▸ **DATA FOR THIS TASK**
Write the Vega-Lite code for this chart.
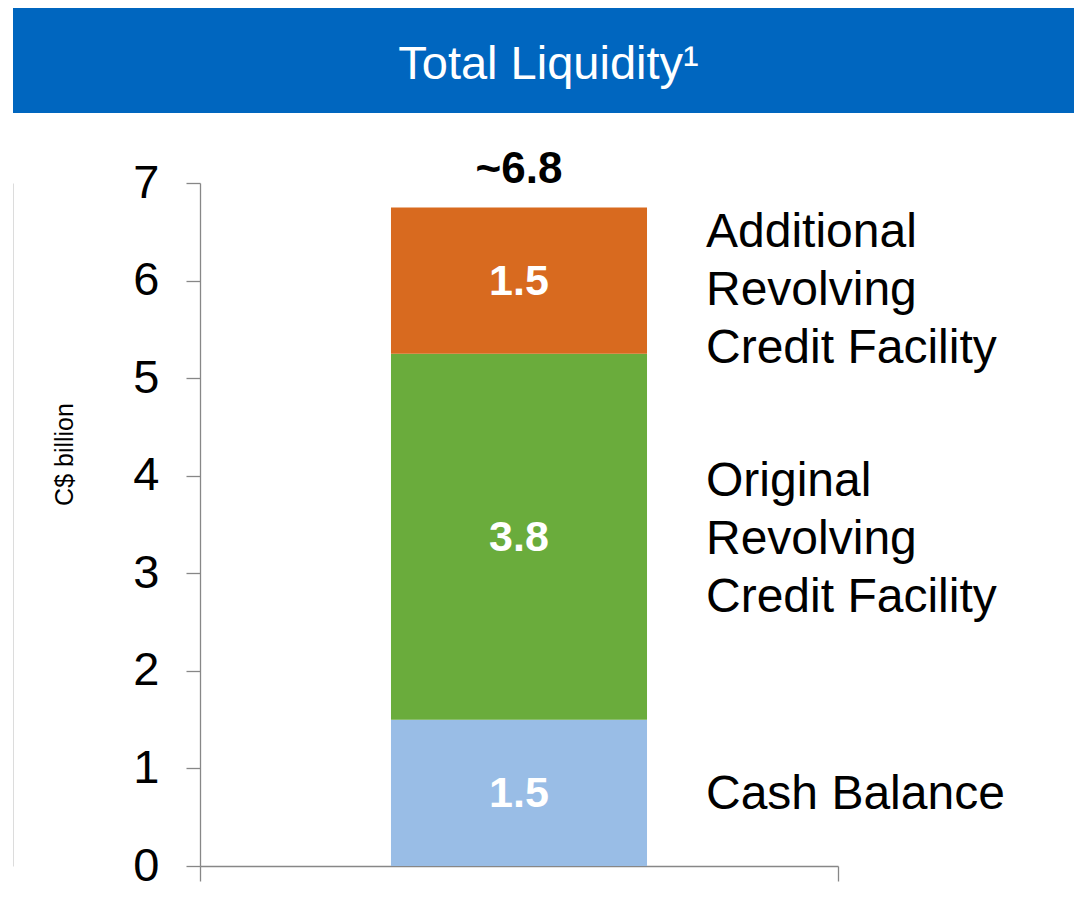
{
  "$schema": "https://vega.github.io/schema/vega-lite/v6.json",
  "padding": {"left": 13, "top": 8, "right": 0, "bottom": 0},
  "background": "white",
  "config": {
    "font": "Liberation Sans",
    "view": {"stroke": null}
  },
  "datasets": {
    "segments": [
      {"category": "Total Liquidity", "segment": "Cash Balance", "label": "Cash Balance", "value": 1.5, "rank": 1},
      {"category": "Total Liquidity", "segment": "Original Revolving Credit Facility", "label": "Original\nRevolving\nCredit Facility", "value": 3.75, "rank": 2},
      {"category": "Total Liquidity", "segment": "Additional Revolving Credit Facility", "label": "Additional\nRevolving\nCredit Facility", "value": 1.5, "rank": 3}
    ],
    "total": [{"category": "Total Liquidity", "total": 6.75, "label": "~6.8"}],
    "banner": [{"title": "Total Liquidity¹"}]
  },
  "spacing": 35,
  "vconcat": [
    {
      "width": 1061,
      "height": 105,
      "view": {"fill": "#0066BF", "stroke": null},
      "data": {"name": "banner"},
      "mark": {"type": "text", "color": "white", "fontSize": 47, "baseline": "middle", "dy": 4, "dx": 5},
      "encoding": {"text": {"field": "title", "type": "nominal"}}
    },
    {
      "width": 1061,
      "height": 683,
      "resolve": {"axis": {"y": "independent"}},
      "layer": [
        {
          "data": {"name": "segments"},
          "mark": {"type": "bar", "width": {"band": 0.4013}},
          "encoding": {
            "x": {
              "field": "category", "type": "nominal",
              "scale": {"paddingInner": 0, "paddingOuter": 0, "range": [187, 825]},
              "axis": {"labels": false, "title": null, "tickBand": "extent", "tickSize": 15, "domainColor": "#878787", "tickColor": "#878787", "domainWidth": 1.3, "tickWidth": 1.3}
            },
            "y": {
              "field": "value", "type": "quantitative", "stack": "zero",
              "scale": {"domain": [0, 7], "nice": false},
              "axis": {
                "orient": "left",
                "offset": -187,
                "values": [0, 1, 2, 3, 4, 5, 6, 7],
                "title": "C$ billion", "titleFontSize": 25, "titleFontWeight": "normal", "titleColor": "black", "titlePadding": 55, "titleY": 271,
                "labelFontSize": 47, "labelColor": "black", "labelPadding": 27,
                "tickSize": 14, "grid": false,
                "domainColor": "#878787", "tickColor": "#878787", "domainWidth": 1.3, "tickWidth": 1.3
              }
            },
            "color": {
              "field": "segment", "type": "nominal",
              "scale": {
                "domain": ["Cash Balance", "Original Revolving Credit Facility", "Additional Revolving Credit Facility"],
                "range": ["#99BDE6", "#6AAC3C", "#D86A1F"]
              },
              "legend": null
            },
            "order": {"field": "rank", "type": "quantitative"}
          }
        },
        {
          "data": {"name": "total"},
          "mark": {"type": "text", "color": "black", "fontSize": 44, "fontWeight": "bold", "baseline": "alphabetic", "dy": -24},
          "encoding": {
            "x": {"field": "category", "type": "nominal"},
            "y": {
              "field": "total", "type": "quantitative",
              "axis": {"orient": "left", "offset": 0, "labels": false, "ticks": false, "title": null, "grid": false, "domainColor": "#dcdcdc", "domainWidth": 1}
            },
            "text": {"field": "label", "type": "nominal"}
          }
        },
        {
          "data": {"name": "segments"},
          "transform": [
            {"stack": "value", "groupby": ["category"], "sort": [{"field": "rank"}], "as": ["v0", "v1"]},
            {"fold": ["v0", "v1"], "as": ["edge", "pos"]},
            {"aggregate": [{"op": "mean", "field": "pos", "as": "mid"}], "groupby": ["category", "segment", "label", "value", "rank"]}
          ],
          "layer": [
            {
              "mark": {"type": "text", "color": "white", "fontSize": 43, "fontWeight": "bold", "baseline": "middle", "dy": 1},
              "encoding": {
                "x": {"field": "category", "type": "nominal"},
                "y": {"field": "mid", "type": "quantitative", "axis": null},
                "text": {"field": "value", "type": "quantitative", "format": ".1f"}
              }
            },
            {
              "transform": [{"filter": "datum.rank == 1"}],
              "mark": {"type": "text", "color": "black", "fontSize": 48, "align": "left", "baseline": "middle", "dx": 187, "dy": 2, "lineHeight": 58, "lineBreak": "\n"},
              "encoding": {
                "x": {"field": "category", "type": "nominal"},
                "y": {"field": "mid", "type": "quantitative", "axis": null},
                "text": {"field": "label", "type": "nominal"}
              }
            },
            {
              "transform": [{"filter": "datum.rank == 2"}],
              "mark": {"type": "text", "color": "black", "fontSize": 48, "align": "left", "baseline": "middle", "dx": 187, "dy": -55, "lineHeight": 58, "lineBreak": "\n"},
              "encoding": {
                "x": {"field": "category", "type": "nominal"},
                "y": {"field": "mid", "type": "quantitative", "axis": null},
                "text": {"field": "label", "type": "nominal"}
              }
            },
            {
              "transform": [{"filter": "datum.rank == 3"}],
              "mark": {"type": "text", "color": "black", "fontSize": 48, "align": "left", "baseline": "middle", "dx": 187, "dy": -48, "lineHeight": 58, "lineBreak": "\n"},
              "encoding": {
                "x": {"field": "category", "type": "nominal"},
                "y": {"field": "mid", "type": "quantitative", "axis": null},
                "text": {"field": "label", "type": "nominal"}
              }
            }
          ]
        }
      ]
    }
  ]
}
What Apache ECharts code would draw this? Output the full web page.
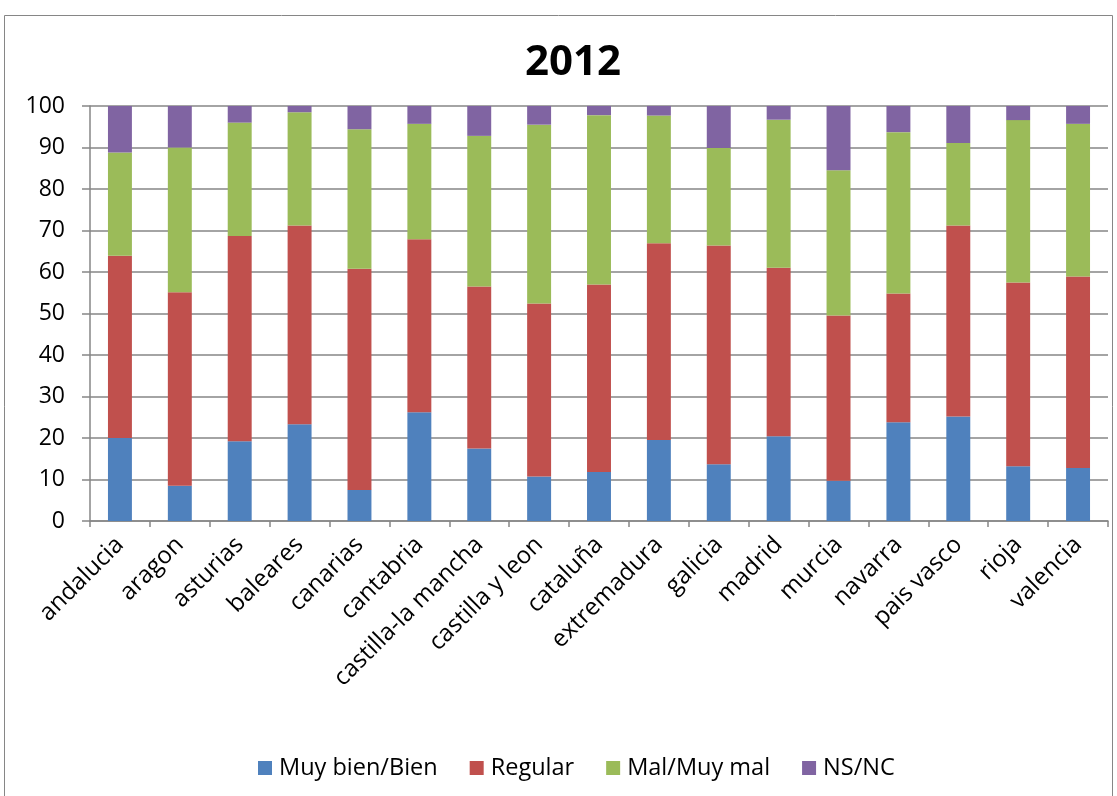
<!DOCTYPE html>
<html>
<head>
<meta charset="utf-8">
<script src="https://cdn.jsdelivr.net/npm/echarts@6/dist/echarts.min.js"></script>
<style>
  html, body { margin: 0; padding: 0; background: #fff; }
  #chart { width: 1117px; height: 796px; }
</style>
</head>
<body>
<div id="chart"></div>
<script>
// Regions
const categories = ['andalucia', 'aragon', 'asturias', 'baleares', 'canarias', 'cantabria',
  'castilla-la mancha', 'castilla y leon', 'cataluña', 'extremadura', 'galicia', 'madrid',
  'murcia', 'navarra', 'pais vasco', 'rioja', 'valencia'];

// Percentages per answer group
const muyBienBien = [20.0, 8.5, 19.2, 23.3, 7.5, 26.2, 17.5, 10.7, 11.8, 19.5, 13.7, 20.4, 9.7, 23.8, 25.2, 13.2, 12.8];
const regular     = [43.9, 46.6, 49.5, 47.9, 53.3, 41.7, 39.0, 41.7, 45.2, 47.4, 52.7, 40.6, 39.8, 31.0, 46.0, 44.3, 46.1];
const malMuyMal   = [24.9, 34.9, 27.3, 27.3, 33.6, 27.8, 36.3, 43.1, 40.8, 30.8, 23.5, 35.7, 35.0, 38.9, 19.9, 39.1, 36.8];
const nsnc        = [11.2, 10.0, 4.0, 1.5, 5.6, 4.3, 7.2, 4.5, 2.2, 2.3, 10.1, 3.3, 15.5, 6.3, 8.9, 3.4, 4.3];

const seriesNames = ['Muy bien/Bien', 'Regular', 'Mal/Muy mal', 'NS/NC'];
const seriesData = [muyBienBien, regular, malMuyMal, nsnc];
const colors = ['#4f81bd', '#c0504d', '#9bbb59', '#8064a2'];

const FONT = '"Open Sans", "DejaVu Sans", sans-serif';

const chart = echarts.init(document.getElementById('chart'), null, { renderer: 'canvas' });
chart.setOption({
  animation: false,
  backgroundColor: '#ffffff',
  color: colors,
  title: {
    text: '2012',
    left: 520,
    top: 37,
    textStyle: { fontFamily: FONT, fontSize: 42, fontWeight: 'bold', color: '#000' }
  },
  graphic: [{
    type: 'rect',
    shape: { x: 4.5, y: 15.5, width: 1108, height: 800 },
    style: { fill: 'none', stroke: '#868686', lineWidth: 1 },
    silent: true
  }],
  legend: {
    top: 751,
    left: 253,
    itemWidth: 14,
    itemHeight: 14,
    itemGap: 32,
    icon: 'rect',
    textStyle: { fontFamily: FONT, fontSize: 23.5, color: '#000', padding: [0, 0, 0, 2] },
    data: seriesNames
  },
  grid: { left: 90, right: 9, top: 106, bottom: 275, containLabel: false },
  xAxis: {
    type: 'category',
    data: categories,
    boundaryGap: true,
    axisLine: { lineStyle: { color: '#868686', width: 1.5 } },
    axisTick: { show: true, inside: false, length: 6, lineStyle: { color: '#868686', width: 1.5 } },
    axisLabel: {
      rotate: 45,
      interval: 0,
      margin: 20,
      fontFamily: FONT,
      fontSize: 24,
      color: '#000'
    }
  },
  yAxis: {
    type: 'value',
    min: 0,
    max: 100,
    interval: 10,
    axisLine: { show: true, lineStyle: { color: '#868686', width: 1.5 } },
    axisTick: { show: true, length: 8, lineStyle: { color: '#868686', width: 1.5 } },
    splitLine: { show: true, lineStyle: { color: '#868686', width: 1.5 } },
    axisLabel: { fontFamily: FONT, fontSize: 23, color: '#000', margin: 25 }
  },
  series: seriesNames.map((name, i) => ({
    name: name,
    type: 'bar',
    stack: 'total',
    barWidth: '40%',
    data: seriesData[i],
    itemStyle: { color: colors[i] }
  }))
});
</script>
</body>
</html>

▸ **WHAT IS EXPECTED**
Gather, from the listing above, every line carrying the word "code".

▸ **TASK SOLUTION**
Write the Vega-Lite code for this chart.
What Apache ECharts code would draw this? Output the full web page.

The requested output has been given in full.